● **What is being asked**:
For the copy, please give all of the data again exactly and leave the pictures out.

● **Information supplied**:
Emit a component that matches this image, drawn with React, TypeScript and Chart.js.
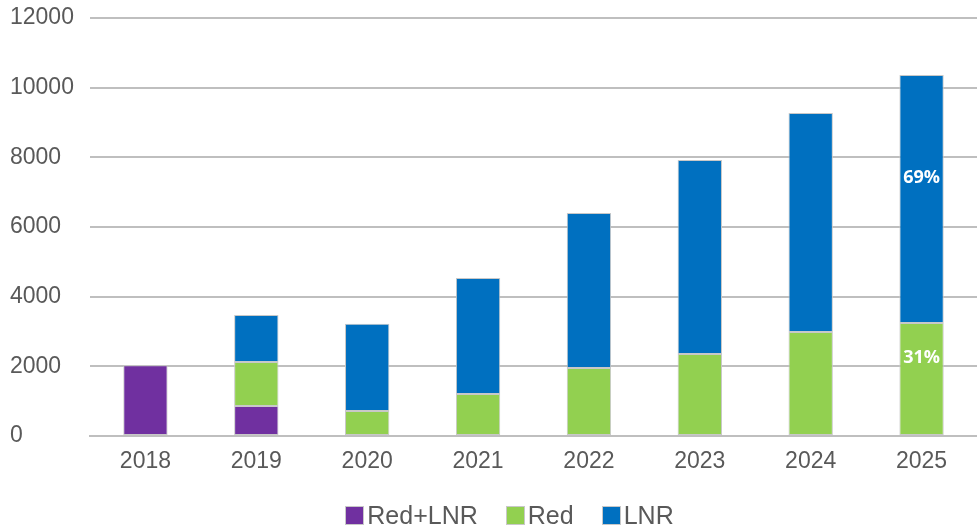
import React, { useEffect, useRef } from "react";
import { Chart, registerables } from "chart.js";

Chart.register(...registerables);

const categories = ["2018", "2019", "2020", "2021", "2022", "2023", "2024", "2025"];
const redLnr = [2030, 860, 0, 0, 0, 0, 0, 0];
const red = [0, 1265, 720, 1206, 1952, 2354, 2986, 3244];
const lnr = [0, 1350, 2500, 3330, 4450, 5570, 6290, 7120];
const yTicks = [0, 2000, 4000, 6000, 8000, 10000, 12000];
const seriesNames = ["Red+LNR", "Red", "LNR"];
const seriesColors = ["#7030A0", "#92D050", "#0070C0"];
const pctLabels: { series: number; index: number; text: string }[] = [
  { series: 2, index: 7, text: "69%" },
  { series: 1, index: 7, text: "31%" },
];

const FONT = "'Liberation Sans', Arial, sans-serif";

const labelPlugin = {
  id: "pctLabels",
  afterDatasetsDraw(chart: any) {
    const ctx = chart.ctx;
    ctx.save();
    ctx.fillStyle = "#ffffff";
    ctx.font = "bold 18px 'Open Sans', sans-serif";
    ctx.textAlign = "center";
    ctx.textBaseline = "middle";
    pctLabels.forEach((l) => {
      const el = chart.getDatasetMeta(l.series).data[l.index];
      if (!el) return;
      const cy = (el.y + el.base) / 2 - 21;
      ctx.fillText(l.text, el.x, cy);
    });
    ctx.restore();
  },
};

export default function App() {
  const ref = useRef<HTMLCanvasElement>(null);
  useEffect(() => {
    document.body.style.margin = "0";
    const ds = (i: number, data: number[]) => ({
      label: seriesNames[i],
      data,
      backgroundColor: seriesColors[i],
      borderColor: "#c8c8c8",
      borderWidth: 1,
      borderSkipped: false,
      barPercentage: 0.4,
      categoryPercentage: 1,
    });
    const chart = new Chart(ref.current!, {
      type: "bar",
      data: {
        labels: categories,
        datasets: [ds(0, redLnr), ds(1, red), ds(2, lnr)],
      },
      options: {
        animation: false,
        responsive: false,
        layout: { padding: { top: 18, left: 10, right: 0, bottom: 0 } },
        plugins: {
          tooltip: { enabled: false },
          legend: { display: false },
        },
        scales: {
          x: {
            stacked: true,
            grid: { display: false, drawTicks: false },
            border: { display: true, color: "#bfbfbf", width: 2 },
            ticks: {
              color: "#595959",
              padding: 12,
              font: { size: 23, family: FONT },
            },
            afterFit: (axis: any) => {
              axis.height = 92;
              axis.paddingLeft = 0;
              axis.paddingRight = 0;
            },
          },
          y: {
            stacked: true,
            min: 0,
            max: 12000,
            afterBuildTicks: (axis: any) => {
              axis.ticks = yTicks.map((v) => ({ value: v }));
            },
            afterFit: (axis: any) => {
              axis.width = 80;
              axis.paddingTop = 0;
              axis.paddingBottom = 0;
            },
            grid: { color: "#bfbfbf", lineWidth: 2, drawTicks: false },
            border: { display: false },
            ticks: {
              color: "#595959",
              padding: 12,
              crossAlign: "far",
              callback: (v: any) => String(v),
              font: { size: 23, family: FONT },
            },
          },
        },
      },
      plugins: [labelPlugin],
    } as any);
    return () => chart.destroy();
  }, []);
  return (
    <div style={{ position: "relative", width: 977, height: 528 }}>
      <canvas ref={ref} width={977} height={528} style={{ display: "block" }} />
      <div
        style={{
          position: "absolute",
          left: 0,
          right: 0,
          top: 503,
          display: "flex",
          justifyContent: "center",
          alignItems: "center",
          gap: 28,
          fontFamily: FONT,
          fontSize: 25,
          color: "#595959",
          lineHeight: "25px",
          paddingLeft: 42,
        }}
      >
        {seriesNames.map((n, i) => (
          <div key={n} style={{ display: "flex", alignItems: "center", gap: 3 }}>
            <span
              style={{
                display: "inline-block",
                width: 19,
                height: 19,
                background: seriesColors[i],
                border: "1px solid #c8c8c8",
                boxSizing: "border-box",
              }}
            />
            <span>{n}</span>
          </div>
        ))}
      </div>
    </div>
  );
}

● **Reply**:
Emit a component that matches this image, drawn with React, TypeScript and Chart.js.
import React, { useEffect, useRef } from "react";
import { Chart, registerables } from "chart.js";

Chart.register(...registerables);

const categories = ["2018", "2019", "2020", "2021", "2022", "2023", "2024", "2025"];
const redLnr = [2030, 860, 0, 0, 0, 0, 0, 0];
const red = [0, 1265, 720, 1206, 1952, 2354, 2986, 3244];
const lnr = [0, 1350, 2500, 3330, 4450, 5570, 6290, 7120];
const yTicks = [0, 2000, 4000, 6000, 8000, 10000, 12000];
const seriesNames = ["Red+LNR", "Red", "LNR"];
const seriesColors = ["#7030A0", "#92D050", "#0070C0"];
const pctLabels: { series: number; index: number; text: string }[] = [
  { series: 2, index: 7, text: "69%" },
  { series: 1, index: 7, text: "31%" },
];

const FONT = "'Liberation Sans', Arial, sans-serif";

const labelPlugin = {
  id: "pctLabels",
  afterDatasetsDraw(chart: any) {
    const ctx = chart.ctx;
    ctx.save();
    ctx.fillStyle = "#ffffff";
    ctx.font = "bold 18px 'Open Sans', sans-serif";
    ctx.textAlign = "center";
    ctx.textBaseline = "middle";
    pctLabels.forEach((l) => {
      const el = chart.getDatasetMeta(l.series).data[l.index];
      if (!el) return;
      const cy = (el.y + el.base) / 2 - 21;
      ctx.fillText(l.text, el.x, cy);
    });
    ctx.restore();
  },
};

export default function App() {
  const ref = useRef<HTMLCanvasElement>(null);
  useEffect(() => {
    document.body.style.margin = "0";
    const ds = (i: number, data: number[]) => ({
      label: seriesNames[i],
      data,
      backgroundColor: seriesColors[i],
      borderColor: "#c8c8c8",
      borderWidth: 1,
      borderSkipped: false,
      barPercentage: 0.4,
      categoryPercentage: 1,
    });
    const chart = new Chart(ref.current!, {
      type: "bar",
      data: {
        labels: categories,
        datasets: [ds(0, redLnr), ds(1, red), ds(2, lnr)],
      },
      options: {
        animation: false,
        responsive: false,
        layout: { padding: { top: 18, left: 10, right: 0, bottom: 0 } },
        plugins: {
          tooltip: { enabled: false },
          legend: { display: false },
        },
        scales: {
          x: {
            stacked: true,
            grid: { display: false, drawTicks: false },
            border: { display: true, color: "#bfbfbf", width: 2 },
            ticks: {
              color: "#595959",
              padding: 12,
              font: { size: 23, family: FONT },
            },
            afterFit: (axis: any) => {
              axis.height = 92;
              axis.paddingLeft = 0;
              axis.paddingRight = 0;
            },
          },
          y: {
            stacked: true,
            min: 0,
            max: 12000,
            afterBuildTicks: (axis: any) => {
              axis.ticks = yTicks.map((v) => ({ value: v }));
            },
            afterFit: (axis: any) => {
              axis.width = 80;
              axis.paddingTop = 0;
              axis.paddingBottom = 0;
            },
            grid: { color: "#bfbfbf", lineWidth: 2, drawTicks: false },
            border: { display: false },
            ticks: {
              color: "#595959",
              padding: 12,
              crossAlign: "far",
              callback: (v: any) => String(v),
              font: { size: 23, family: FONT },
            },
          },
        },
      },
      plugins: [labelPlugin],
    } as any);
    return () => chart.destroy();
  }, []);
  return (
    <div style={{ position: "relative", width: 977, height: 528 }}>
      <canvas ref={ref} width={977} height={528} style={{ display: "block" }} />
      <div
        style={{
          position: "absolute",
          left: 0,
          right: 0,
          top: 503,
          display: "flex",
          justifyContent: "center",
          alignItems: "center",
          gap: 28,
          fontFamily: FONT,
          fontSize: 25,
          color: "#595959",
          lineHeight: "25px",
          paddingLeft: 42,
        }}
      >
        {seriesNames.map((n, i) => (
          <div key={n} style={{ display: "flex", alignItems: "center", gap: 3 }}>
            <span
              style={{
                display: "inline-block",
                width: 19,
                height: 19,
                background: seriesColors[i],
                border: "1px solid #c8c8c8",
                boxSizing: "border-box",
              }}
            />
            <span>{n}</span>
          </div>
        ))}
      </div>
    </div>
  );
}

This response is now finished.